If consciousness was simply a property of certain arrangements of matter, you wouldn't really expect nature to select the ones that can be bricked. But of course both theories are equivalent in practice.

They aren't; mortality of living beings is not more surprising nor requiring additional explanation than the fact that stuff breaks and decays in general (admittedly a hard theological problem, and a shame, but not perplexing in the context of known physics); even evolution of aging and death is relatively well understood and has nothing to do with consciousness (very simple organisms believed to be non-conscious by all sans fringe panpsychists often age and die too). As you admit yourself, this is pointless arguing, not inquiry; but you are intent to drag results of inquiry down to the same level.

In the absence of common metaphysical prior, parsimony is a pretty good criterion to go by. ¬X is more parsimonious than what you offer.

this blinds you, as it has blinded many others, to the ever present limitations of engineering and nature.

I'm cognizant of limitations of engineering and nature. I'm simply skeptical that nature has a great deal of advantage over current engineering in the realm of implementing human-level behaviorally expressed cognition – because I don't see how that advantage could come about, don't see a single damn argument for why it should exist, and crucially just don't see the advantage.

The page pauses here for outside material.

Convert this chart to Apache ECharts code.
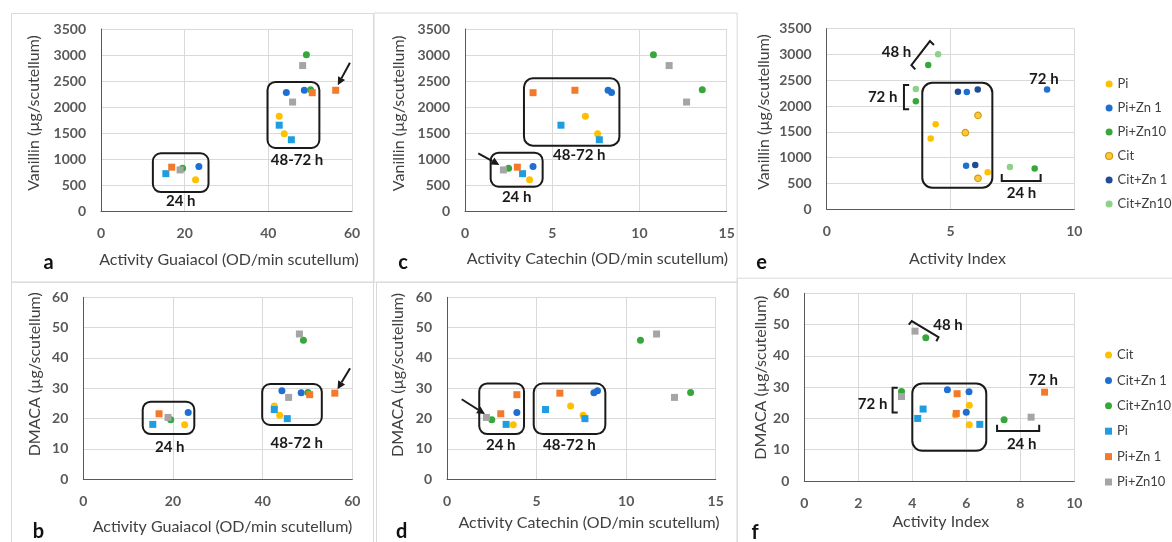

You're buying the hype, like I've seen countless other people buy various forms of it over the years. And like all of them you will be disappointed … This is not to say that the technological changes we are living are not momentous and important. But their prediction is beyond us. And had you more humility you too would recognize it.

Vaticination on top of psychologizing is the opposite of humility, though, and a loud prognosticator preaching humility is always a sad sight. But that's okay, I don't ask you to be humble. Me, I admit not being particularly humble – nor smart, not knowledgeable or insightful or appropriately educated or possessing any other cool status. I'm just confident that my arguments are correct because they are non-contradictory, supported by empirical data and not in conflict with any data I've found.

That's enough for me.

just claim ¬X, where X is the unspecified extra factor you posit

There's no extra factor, I'm just observing something that isn't explained by your theory, through experience itself.

I don't know whether you experience the same phenomenon I do, and frankly that doesn't really matter. Cartesianism isn't a language trick, it's describing something that's just categorically true which I can test right now.

We know the process by which B produces its outputs

This premise is unsubstantiated, is my whole argument.

You're what some philosophers of science call a naïve empiricist in that you deny the existence of a priori knowlege and think that all that can be known can be derived from observation of the natural world and its processes alone.

It is not surprising that you'd find yourself at odds with people like Hynkla and myself who are ostensibly related to mathematics, because math is the most solid and evident form of apriori knowledge we have.

But crucially, qualia is also among that category. Which is why I'm helplessly trying to make you understand that a completely material model of the world is insufficient and flawed and you're most likely never going to agree because you either don't feel the same way I do about experience or you refuse to examine the Cartesian argument critically because materialism is foundational to all that you know to be true, and that's a big ask.

I don't see how that advantage could come about, don't see a single damn argument for why it should exist, and crucially just don't see the advantage

See, who gives a shit about things being advantageous, I want to know what is true.

As for aspersions about my selective skepticism, I resent that. I get in enough arguments about metaphysics with enough people with wildly different opinions to at least be afforded the charity that I'm genuine in my pessimism about the possibility of knowledge.

To start with, I'm always biffing with naive rationalists who believe the exact inverse of what you do, and are also overtly confident in their certainty.